PROBLEM TO SOLVE >> Lines containing the word "chart" are to be counted; state their number and nothing further.

─── DATASET CONTENT

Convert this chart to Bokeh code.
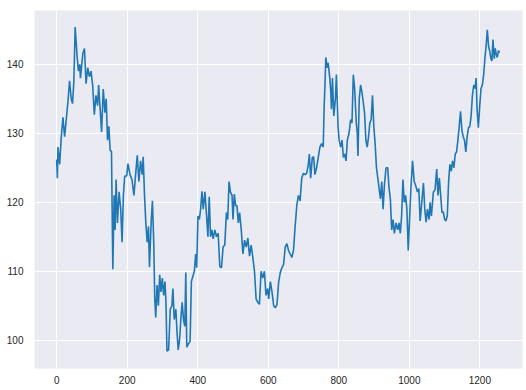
from bokeh.plotting import figure
from bokeh.models import FixedTicker, Range1d
from bokeh.embed import file_html
from bokeh.resources import INLINE

# day index and price
day = [0, 1.9, 3.7, 8.4, 13.1, 17.8, 22.5, 27.2, 31.8, 36.5, 41.2, 44.9, 48.7, 52.4, 58.1, 61.8, 65.5, 67.4,
       74, 78.7, 83.3, 88, 92.7, 97.4, 102, 106.7, 111.4, 116.1, 118.9, 122.7, 127.3, 132, 136.7, 140.4,
       144.2, 147.9, 151.7, 155.4, 159.2, 162.9, 165.7, 168.5, 172.3, 177, 181.6, 185.4, 189.1, 192.9,
       198.5, 202.2, 207.9, 213.5, 219.1, 223.8, 228.5, 233.1, 237.8, 242.5, 245.3, 249.1, 252.8, 256.6,
       260.3, 263.1, 267.8, 271.5, 275.3, 278.1, 280.9, 284.6, 288.4, 292.1, 295.9, 299.6, 303.4, 307.1,
       309.9, 312.7, 317.4, 322.1, 326.8, 329.6, 333.3, 338, 340.8, 344.6, 348.3, 352.1, 355.8, 359.6,
       363.3, 366.1, 368.9, 373.6, 378.3, 382, 385.8, 390.4, 394.2, 397, 400.7, 404.5, 408.2, 412, 415.7,
       420.4, 425.1, 428.8, 432.6, 436.3, 440.1, 443.8, 448.5, 453.2, 457.9, 462.5, 467.2, 471.9, 476.6,
       481.3, 485, 488.8, 492.5, 497.2, 500, 503.7, 507.5, 511.2, 515, 518.7, 523.4, 528.1, 532.8, 537.5,
       542.1, 546.8, 551.5, 556.2, 560.9, 565.5, 570.2, 574.9, 579.6, 584.3, 589, 593.6, 598.3,
       601.2, 605.9, 610.6, 615.3, 620, 624.7, 629.3, 634, 638.7, 643.4, 648.1, 652.8, 657.4, 662.1,
       666.8, 671.5, 676.2, 680.8, 685.5, 690.2, 694.9, 699.6, 704.2, 708.9, 713.6, 716.4, 720.2, 724.9,
       728.6, 732.3, 737, 741.7, 746.4, 751.1, 755.8, 758.5, 760.4, 763.2, 767, 769.8, 774.5, 777.3,
       779.2, 782, 785.8, 790.4, 793.2, 797.9, 800.8, 805.5, 809.2, 813, 816.7, 820.5, 824.2, 828.9,
       833.6, 837.4, 841.1, 844.9, 849.6, 852.4, 854.3, 858, 861.8, 865.5, 869.3, 873, 876.8, 880.5,
       884.3, 888, 891.8, 895.5, 899.3, 903, 906.8, 910.6, 914.3, 918.1, 921.8, 925.6, 929.3, 934,
       938.7, 942.5, 946.2, 950, 953.7, 957.5, 962.2, 966.9, 970.6, 974.4, 978.1, 981.9, 985.6, 989.4,
       993.1, 996.9, 1000.6, 1004.4, 1009.1, 1013.8, 1017.5, 1023.1, 1026.9, 1030.6, 1035.3, 1040,
       1043.8, 1047.5, 1051.3, 1056, 1058.8, 1062.6, 1068.2, 1072.9, 1077.6, 1081.3, 1085.1, 1088.9,
       1092.6, 1096.4, 1100.1, 1103.9, 1107.6, 1111.4, 1115.1, 1118.9, 1122.6, 1126.4, 1130.2, 1133.9,
       1137.7, 1141.4, 1145.2, 1148.9, 1152.7, 1156.4, 1160.2, 1163.9, 1167.7, 1171.4, 1175.2, 1178.9,
       1182.7, 1186.5, 1189.3, 1192.1, 1195.8, 1199.6, 1203.3, 1207.1, 1210.8, 1214.6, 1218.3, 1221.1,
       1224.9, 1227.7, 1231.4, 1234.2, 1237.1, 1240.8, 1243.6, 1246.4, 1249.2, 1253, 1255.8]

price = [126.2, 123.5, 128, 125.5, 129.5, 132.3, 129.5, 132, 134.5, 137.6, 135, 134.3, 137.5, 145.4, 141, 139,
         140, 138, 141.5, 142.3, 137.2, 139.5, 138.2, 139, 137, 132.7, 135.5, 134, 137, 134, 130.2, 136.4,
         133, 135, 129, 131, 127.5, 127.4, 110.3, 121, 116, 123.3, 117, 121.5, 119, 114.2, 121, 123.8,
         123.8, 125.6, 124, 123.3, 121, 124, 126.8, 123, 126, 124, 126.6, 121, 117, 114.2, 116.5, 110.6,
         117, 120.2, 114, 106, 103.3, 108, 105, 109.5, 107, 109, 106.5, 108.5, 105.5, 98.4, 98.6, 104.5,
         105, 107.5, 103, 104.5, 101.5, 98.6, 100, 103, 105.5, 103, 102, 109.8, 99.0, 99.5, 99.8, 108.5,
         109.2, 110, 112.5, 110.5, 118, 117.5, 119, 121.6, 119, 121.5, 118, 115, 120.8, 115, 116, 114.7,
         116, 115, 115.5, 110.7, 110.5, 113.5, 113.8, 118.5, 117.5, 123, 121.5, 121, 117.5, 121.2, 119.5,
         119.5, 117, 118.5, 116, 112.5, 114.5, 113.5, 114.8, 112.2, 113.8, 112, 110, 106, 105.5, 105.2,
         110, 109, 110, 106.5, 107.5,
         106, 108.5, 107, 105, 104.7, 105.2, 108.4, 109.8, 110.5, 111, 113.5, 114, 113, 112.5, 112, 113,
         116.5, 119.5, 121, 120.2, 123.5, 124.2, 124, 124.2, 125.5, 127, 123.5, 126.5, 126.6, 124, 125,
         126.5, 128, 128.5, 128, 134, 136.5, 141, 139.5, 140.2, 138, 136, 133.5, 138, 132.5, 135, 138.5,
         131, 129, 128, 129, 126.5, 127, 126, 129, 130, 132, 131.5, 138.5, 136.5, 131.5, 130, 126.7, 135,
         137, 136, 134.5, 133, 129, 128, 129.5, 131.5, 132, 135.5, 131, 128.5, 125, 123.5, 122, 120.5, 123,
         119, 122.5, 125, 125, 122, 120.5, 116, 117.5, 115.5, 117, 116, 117, 115.5, 118, 123.3, 120, 121,
         119, 113, 117.5, 122, 126, 123, 122.5, 121.5, 122, 117.3, 120, 122.8, 119, 117.1, 119, 117.5, 120,
         118, 121.5, 121.8, 124.8, 121, 123.5, 121, 118.5, 118.6, 117.5, 117.3, 118, 123, 125.5, 124.5, 126,
         125, 127, 127.3, 129, 131, 133.2, 130.5, 129.5, 129, 127.3, 129.5, 130.8, 131, 132.5, 135.5, 137,
         136.5, 138, 133.5, 130.8, 134, 136.5, 137, 138.5, 141, 143, 145, 142.5, 142, 140.8, 140.5, 143.6,
         140.8, 142.3, 141.5, 141, 142, 141.7]

x_ticks = [0, 200, 400, 600, 800, 1000, 1200]
y_ticks = [100, 110, 120, 130, 140]

p = figure(width=526, height=390, output_backend="svg", toolbar_location=None,
           x_range=Range1d(-62.9, 1320.9), y_range=Range1d(95.9, 147.8),
           min_border_left=34, min_border_right=4, min_border_top=10, min_border_bottom=22)

p.line(day, price, line_color="#1f77b4", line_width=1.6)

p.background_fill_color = "#EAEAF2"
p.border_fill_color = "white"
p.outline_line_color = None

for ax in (p.xaxis, p.yaxis):
    ax.axis_line_color = None
    ax.major_tick_line_color = None
    ax.minor_tick_line_color = None
    ax.major_tick_out = 0
    ax.major_tick_in = 0
    ax.minor_tick_out = 0
    ax.minor_tick_in = 0
    ax.major_label_text_font = "Liberation Sans"
    ax.major_label_text_font_size = "10px"
    ax.major_label_text_color = "#262626"

p.xaxis.ticker = FixedTicker(ticks=x_ticks)
p.yaxis.ticker = FixedTicker(ticks=y_ticks)
p.xaxis.major_label_standoff = 7
p.yaxis.major_label_standoff = 11

p.xgrid.ticker = FixedTicker(ticks=x_ticks)
p.ygrid.ticker = FixedTicker(ticks=y_ticks)
p.grid.grid_line_color = "white"
p.grid.grid_line_width = 1

open("out.html", "w").write(file_html(p, INLINE))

──────

OUTPUT OF THE EXERCISE >> 1